Although there is little sympathy in Europe for Belarus in this crisis—Lukashenka is typically referred to as "Europe's last dictator"—Belarus also has little to lose and everything to gain in standing up to Russian energy price rises. Although Belarus transports only around 5% of Russian gas to Europe, it does about 12% of oil through the Druzhba pipeline, which is Russia's main overland oil export route, thus having a unique leverage in the current dispute. Belarus was looking to spend some US$1.8 billion on Russia's oil export tax, and its retaliatory oil transit tax would bring in some US$3.6 billion. There is little wonder Russia refused to pay. The Belarussian side is standing firm—its governmental delegation sent to Moscow to negotiate said that they would demand a complete withdrawal of the Russian oil export tax, while the Belarussian president deftly presented the Russian actions to domestic and international audiences as nothing less than a threat to state sovereignty and independence.
Outlook and Implications
Russia has reduced itself to bullying tactics, but has not yet shown any clear strategy for achieving its goals. Leaving Belarus without oil supplies puts a big crack in the economic pillar of Lukashenka's presidency in Belarus, and yet, the Russian side shows no signs of seeking to undermine his regime or replace him with a more loyal ally. Although the Belarussian opposition has cautiously estimated Russian economic demands as fair, there have been no apparent moves from Russia to support Lukashenka's opponents.

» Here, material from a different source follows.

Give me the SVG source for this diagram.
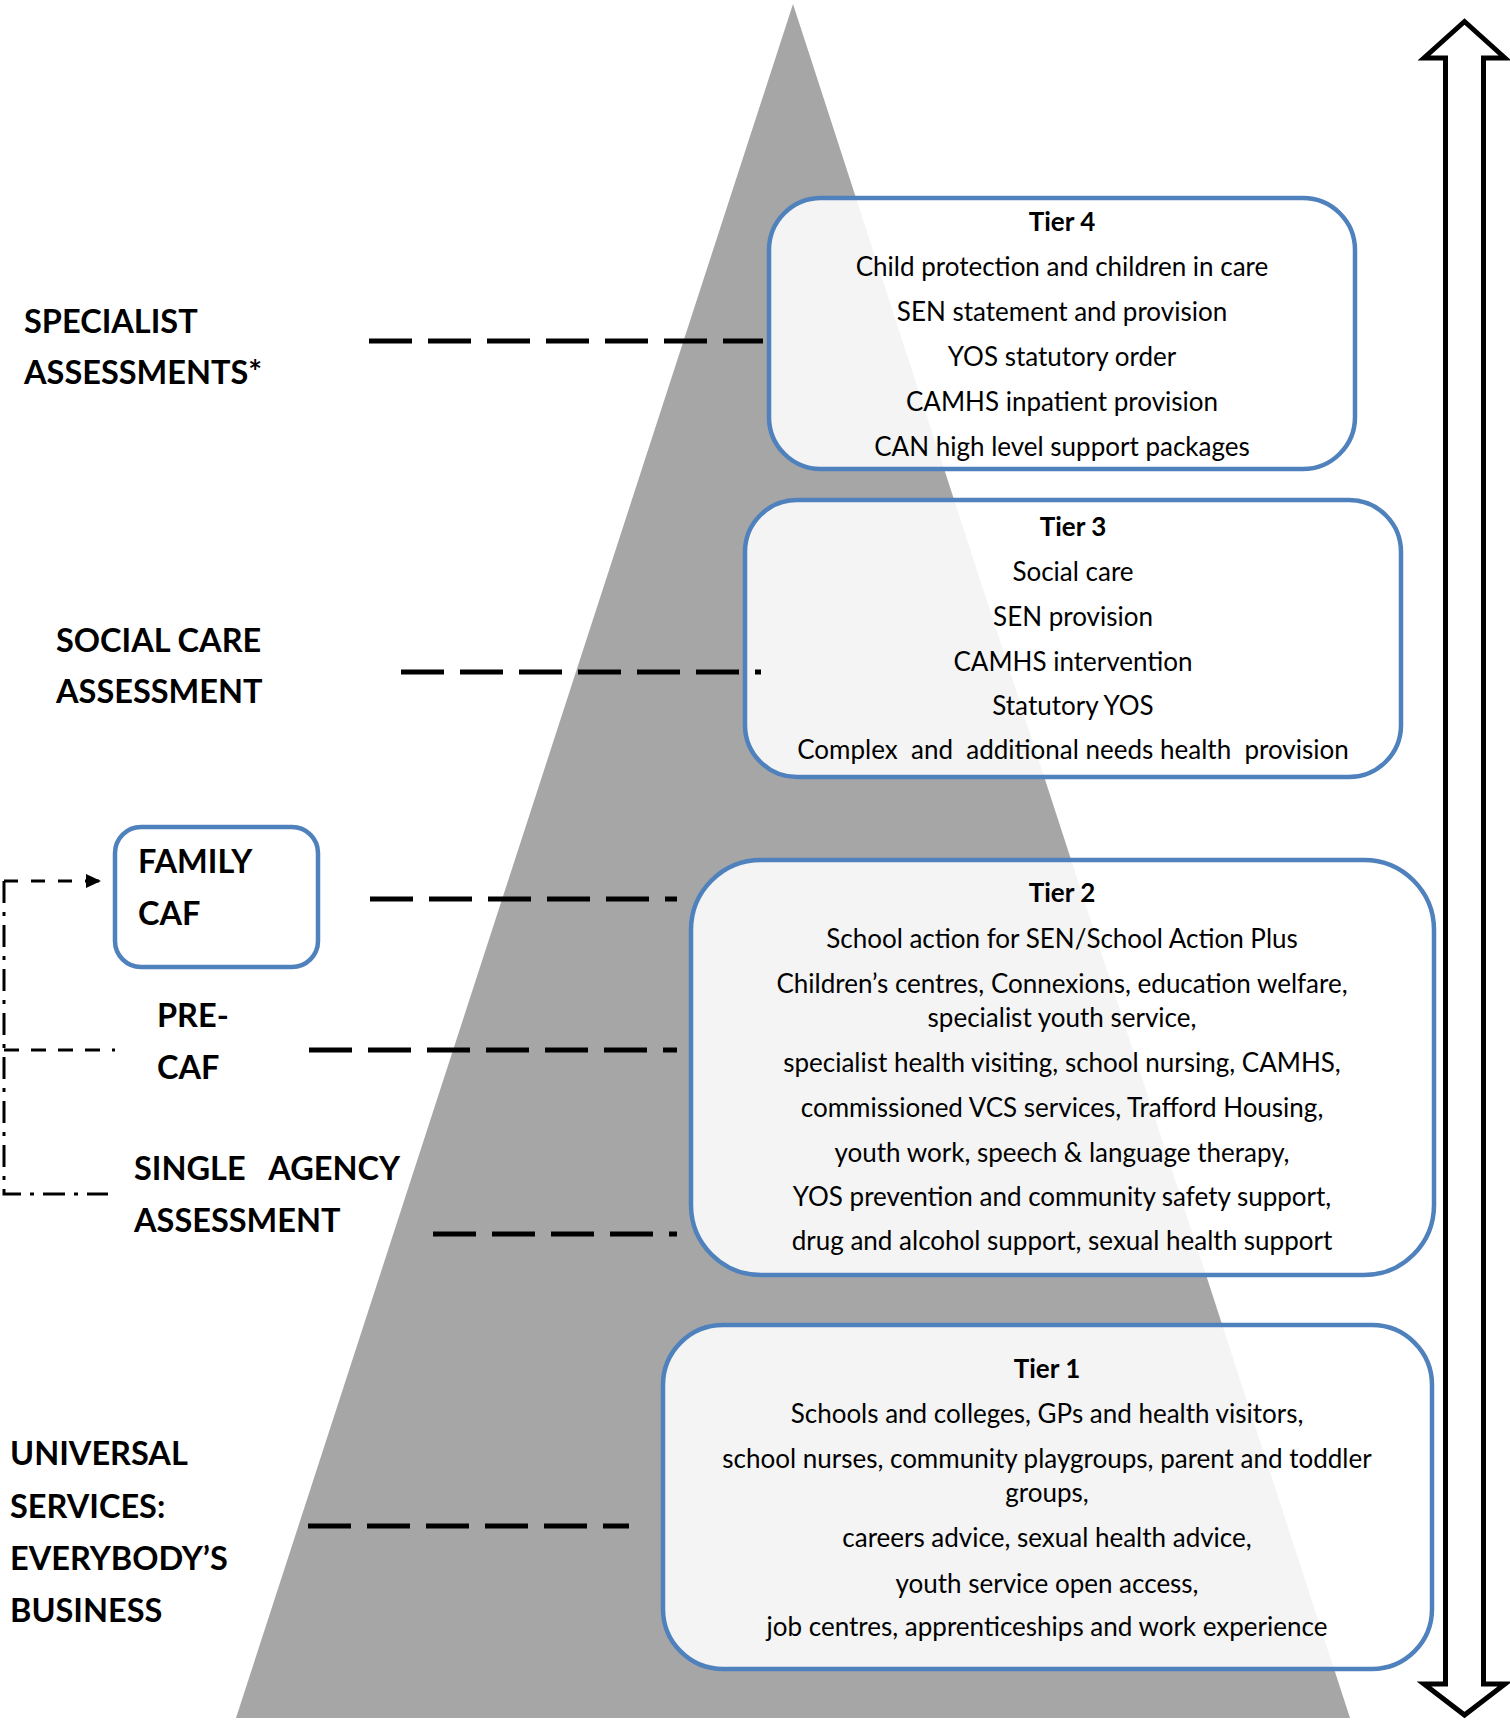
<svg xmlns="http://www.w3.org/2000/svg" width="1510" height="1721" viewBox="0 0 1510 1721">
<defs>
<style>
.box{fill:#ffffff;fill-opacity:0.88;stroke:#4f81bd;stroke-width:4.5}
.t{font-family:Lato,"Open Sans","Liberation Sans",sans-serif;font-size:26px;fill:#000;text-anchor:middle;white-space:pre}
.th{font-family:Lato,"Open Sans","Liberation Sans",sans-serif;font-size:26px;font-weight:bold;fill:#000;text-anchor:middle}
.lb{font-family:Lato,"Open Sans","Liberation Sans",sans-serif;font-size:32.5px;font-weight:bold;fill:#000;white-space:pre}
.lvl{stroke:#000;stroke-width:5;stroke-dasharray:43 16;fill:none}
.thin{stroke:#000;stroke-width:3;fill:none}
</style>
<marker id="ah" markerWidth="16" markerHeight="14" refX="15" refY="7" orient="auto" markerUnits="userSpaceOnUse">
<path d="M0,0 L15,7 L0,14 Z" fill="#000"/>
</marker>
</defs>
<rect width="1510" height="1721" fill="#ffffff"/>
<g id="pyramid">
<polygon points="793,4 1350,1718 236,1718" fill="#a6a6a6"/>
</g>
<g id="scale-arrow">
<polygon points="1464.5,21.5 1505,58 1483.5,58 1483.5,1684 1505,1684 1464.5,1715 1424,1684 1445.5,1684 1445.5,58 1424,58" fill="#ffffff" stroke="#000" stroke-width="5" stroke-linejoin="miter"/>
</g>
<g id="tier4">
<rect class="box" x="769" y="198" width="586" height="271" rx="52"/>
<text class="th" x="1062" y="231">Tier 4</text>
<text class="t" x="1062" y="276">Child protection and children in care</text>
<text class="t" x="1062" y="321">SEN statement and provision</text>
<text class="t" x="1062" y="366">YOS statutory order</text>
<text class="t" x="1062" y="411">CAMHS inpatient provision</text>
<text class="t" x="1062" y="456">CAN high level support packages</text>
</g>
<g id="tier3">
<rect class="box" x="745" y="500" width="656" height="277" rx="52"/>
<text class="th" x="1073" y="536">Tier 3</text>
<text class="t" x="1073" y="581">Social care</text>
<text class="t" x="1073" y="626">SEN provision</text>
<text class="t" x="1073" y="671">CAMHS intervention</text>
<text class="t" x="1073" y="715">Statutory YOS</text>
<text class="t" x="1073" y="759">Complex  and  additional needs health  provision</text>
</g>
<g id="tier2">
<rect class="box" x="691" y="860" width="743" height="415" rx="70"/>
<text class="th" x="1062" y="902">Tier 2</text>
<text class="t" x="1062" y="948">School action for SEN/School Action Plus</text>
<text class="t" x="1062" y="993">Children’s centres, Connexions, education welfare,</text>
<text class="t" x="1062" y="1027">specialist youth service,</text>
<text class="t" x="1062" y="1072">specialist health visiting, school nursing, CAMHS,</text>
<text class="t" x="1062" y="1117">commissioned VCS services, Trafford Housing,</text>
<text class="t" x="1062" y="1162">youth work, speech &amp; language therapy,</text>
<text class="t" x="1062" y="1206">YOS prevention and community safety support,</text>
<text class="t" x="1062" y="1250">drug and alcohol support, sexual health support</text>
</g>
<g id="tier1">
<rect class="box" x="663" y="1325" width="769" height="344" rx="60"/>
<text class="th" x="1047" y="1378">Tier 1</text>
<text class="t" x="1047" y="1423">Schools and colleges, GPs and health visitors,</text>
<text class="t" x="1047" y="1468">school nurses, community playgroups, parent and toddler</text>
<text class="t" x="1047" y="1502">groups,</text>
<text class="t" x="1047" y="1547">careers advice, sexual health advice,</text>
<text class="t" x="1047" y="1593">youth service open access,</text>
<text class="t" x="1047" y="1636">job centres, apprenticeships and work experience</text>
</g>
<g id="label-specialist">
<text class="lb" x="24" y="333">SPECIALIST</text>
<text class="lb" x="24" y="384">ASSESSMENTS*</text>
</g>
<g id="label-social-care">
<text class="lb" x="56" y="652">SOCIAL CARE</text>
<text class="lb" x="56" y="703">ASSESSMENT</text>
</g>
<g id="family-caf">
<rect x="115" y="827" width="203" height="140" rx="26" fill="#ffffff" stroke="#4f81bd" stroke-width="4.5"/>
<text class="lb" x="138" y="873">FAMILY</text>
<text class="lb" x="138" y="925">CAF</text>
</g>
<g id="label-pre-caf">
<text class="lb" x="157" y="1027">PRE-</text>
<text class="lb" x="157" y="1079">CAF</text>
</g>
<g id="label-single-agency">
<text class="lb" x="134" y="1180">SINGLE   AGENCY</text>
<text class="lb" x="134" y="1232">ASSESSMENT</text>
</g>
<g id="label-universal">
<text class="lb" x="10" y="1465">UNIVERSAL</text>
<text class="lb" x="10" y="1518">SERVICES:</text>
<text class="lb" x="10" y="1570">EVERYBODY’S</text>
<text class="lb" x="10" y="1622">BUSINESS</text>
</g>
<g id="connectors">
<line class="lvl" x1="369" y1="341" x2="763" y2="341"/>
<line class="lvl" x1="401" y1="672" x2="761" y2="672"/>
<line class="lvl" x1="370" y1="899" x2="677" y2="899"/>
<line class="lvl" x1="309" y1="1050" x2="677" y2="1050"/>
<line class="lvl" x1="433" y1="1234" x2="677" y2="1234"/>
<line class="lvl" x1="308" y1="1526" x2="629" y2="1526"/>
<path class="thin" d="M4,881 H101" stroke-dasharray="14 13" marker-end="url(#ah)"/>
<path class="thin" d="M4,881 V1194 H108" stroke-dasharray="22 9 4 9"/>
<path class="thin" d="M4,1050 H115" stroke-dasharray="15 12"/>
</g>
</svg>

Rather, it seems, Russia takes the Belarussian leader so seriously that it is ready to face the indignation of five European states for the sake of bringing him into obedience.
The Belarussian leadership, however, is unlikely to oblige Russian preferences in full. By playing the victim of Russian bullying, the country's government may try and seek favours with the EU, but it is most likely to close the country down North-Korea style. Due to Lukashenka's clever and intensive ideological work, the Belarussian population is ready to stand behind him and endure economic difficulties, if he credibly establishes that their source is the former friend-turned-enemy, Russia.
While expectations are for a quick resolution to the crisis—perhaps with a mutual cancellation of the Russian customs duty and the Belarussian transit tax, precipitating a resumption of Russian oil supplies to Europe via the Druzhba line—the dispute has already run counter to the consensus view, so all bets are off. The conflict has already started to spill off into other trade areas. The gas issue could once again come into play if Belarus attempts to sabotage Russia's energy supply reputation with Europe. A full-fledged oil and gas war between Russia and Belarus—previously inconceivable, still perhaps improbable, but no longer completely dismissible—could yet erupt, putting supplies in Europe at risk and putting an end once and for all to the notion of a Russia-Belarus "union state".